ABSTRACT

The present reading of Adam Smith’s work revealed an abundance of different leads, hints, tentative explorations, qualifications and concessions. It is time now to insist once more on its profound coherence. This coherence both transcends, and depends on, the fundamental dichotomy that runs through Smith’s work. This dichotomy once more concerns, of course, the relation between

the vertical dimension and the horizontal dimension. The first is defined by the exogenous norms of the impartial spectator allowing the development of a personal ethic. The second is defined by the endogenous moral norms created by the sympathy mechanism. It was shown that the dominance of the horizontal dimension and the sympathy mechanism allowed for the codification of economic values. In its purest form, such codification attains an iconic signification in which sign and meaning confound themselves. The elimination of informational transaction costs that comes with this codification establishes the world of competitive markets of The Wealth of Nations.
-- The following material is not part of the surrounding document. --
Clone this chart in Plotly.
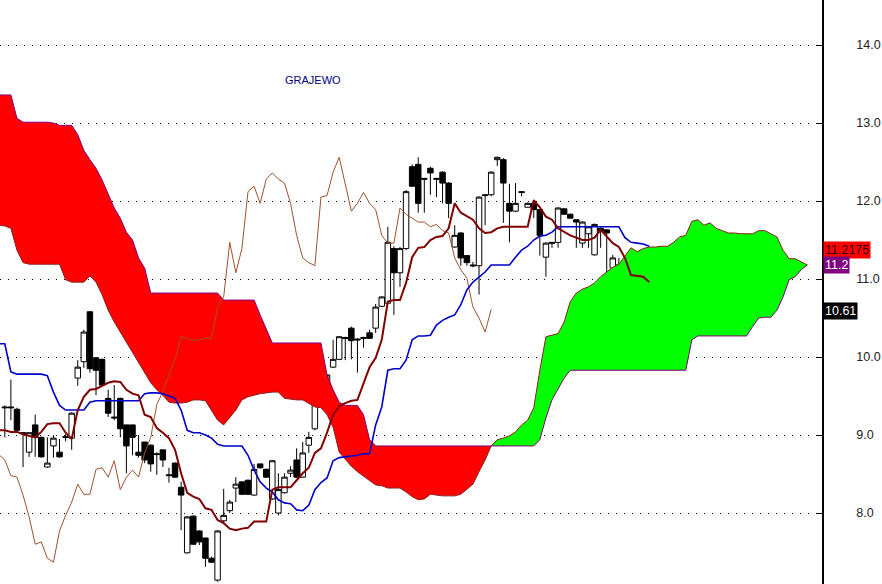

At a second level, however, this predominance of the horizontal

dimension will allow the realisation of the original promise connected with an observation of the commandments of the impartial spectator. The withdrawal of the impartial spectator thus permits the realisation of his project to guarantee general welfare and the propagation of the species. The totality of Adam Smith’s published work must thus be understood as being profoundly unified by the sustained and realised effort of managing the tensions between the two normative systems that structure it.1 Despite their mutual contribution to the unicity of Smith’s oeuvre, the horizontal and vertical dimensions remain always perfectly distinct. Smith never aims for a compromise that would blur their distinctive features. This holds at the level of the direct determination of human behaviour as well as at the level of the finality of the intentions of the impartial spectator, or, in Smith’s terms, at the level of the efficient as well as of the final causes.